We have to add a “ratio” in the Naive Bayes’ formula between the positive and negative tweets. Since in the example we had the same amount of positive/negative tweets, the ratio was 1.
\[\frac {P(Positive)} {P(Negative)} \prod_{i=1}^m \frac {P(w_i|Positive)} {P(w_i|Negative)}\]This is important for unbalanced data sets used for the training.
When computing these multiplications of probabilities, it is common to get really small numbers that can produce underflow when computing them (not being able to store the number). To avoid this situation, we apply the Log Likelihood.
Log Likelihood
To avoid the problem of underfitting, we can use the same expression but using logs.
\[log(\frac {P(Positive)} {P(Negative)} \prod_{i=1}^m \frac {P(w_i|Positive)} {P(w_i|Negative)}) = log(\frac {P(Positive)} {P(Negative)}) + \sum_{i=1}^m log(\frac {P(w_i|Positive)} {P(w_i|Negative)})\]This is true because of the logaritmic properrty that states that: $log({x}*{y}) = log(x) + log(y)$
If we apply the logarithm to the “ratio” just expressed above, you will usually see it represented as $\lambda$.
This mean that we can express the expression to do inference and detect if a tweet is positive by: $log(\frac {P(Positive)} {P(Negative)}) + log(\prod_{i=1}^m \frac {P(w_i|Positive)} {P(w_i|Negative)}) > 1 = log(\frac {P(Positive)} {P(Negative)}) + \sum_{i=1}^m \lambda(w_i) > 0$
Note that $log(\frac {P(Positive)} {P(Negative)})$ is known as the Log Prior
Wrapping it Up
To sum up, in order to build a Naïve Bayes classificator, we have to:
- Obtain a labeled dataset
- Preprocess the corpus (lowercasing, remove punctuation & stopwords, steaming and tokenize the sentence)
- Compute a frequency dictionary (the occurence of each word for each class)
- Get the \(P(w|Positive) \& P(w|Negative)\)

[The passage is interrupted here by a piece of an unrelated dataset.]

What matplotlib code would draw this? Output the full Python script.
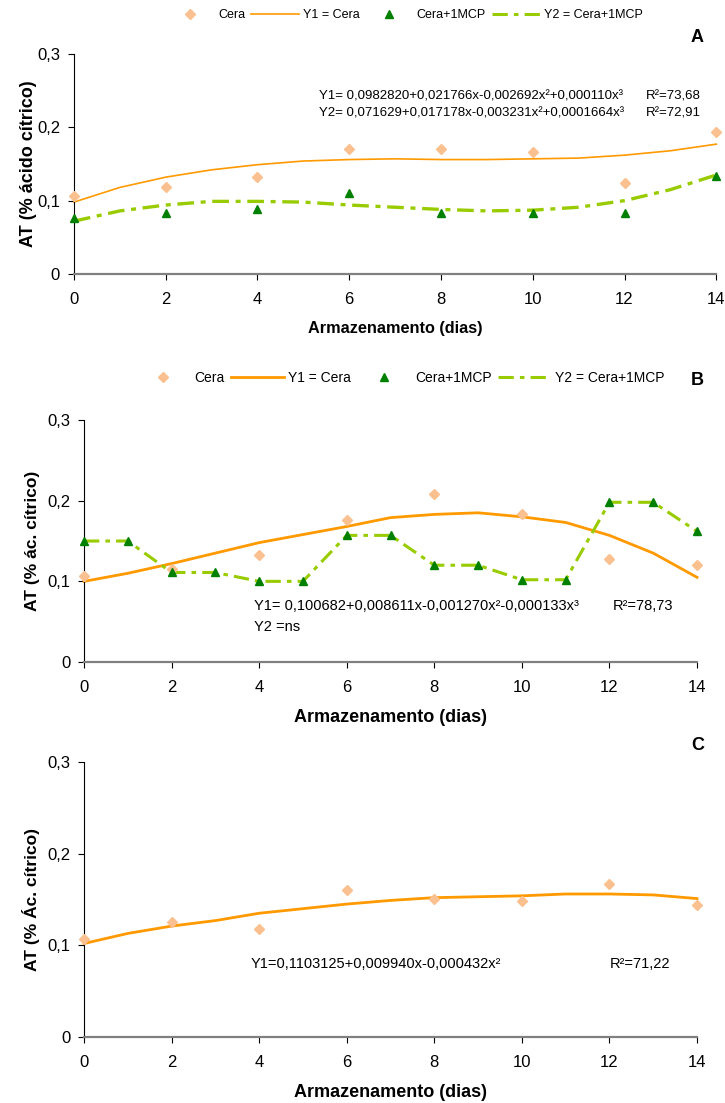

- Obtain the $\lambda(w)$ of each word doing: $log( \frac {P(w|Positive)} {P(w|Negative)})$
- Compute the log prior $log(\frac {P(Positive)} {P(Negative)})$
Now, if you would like to analyze the sentiment of a new text, you only need to obtain the $\lambda$ of each word that appears in the dictionary and summ all of them, plus the log prior.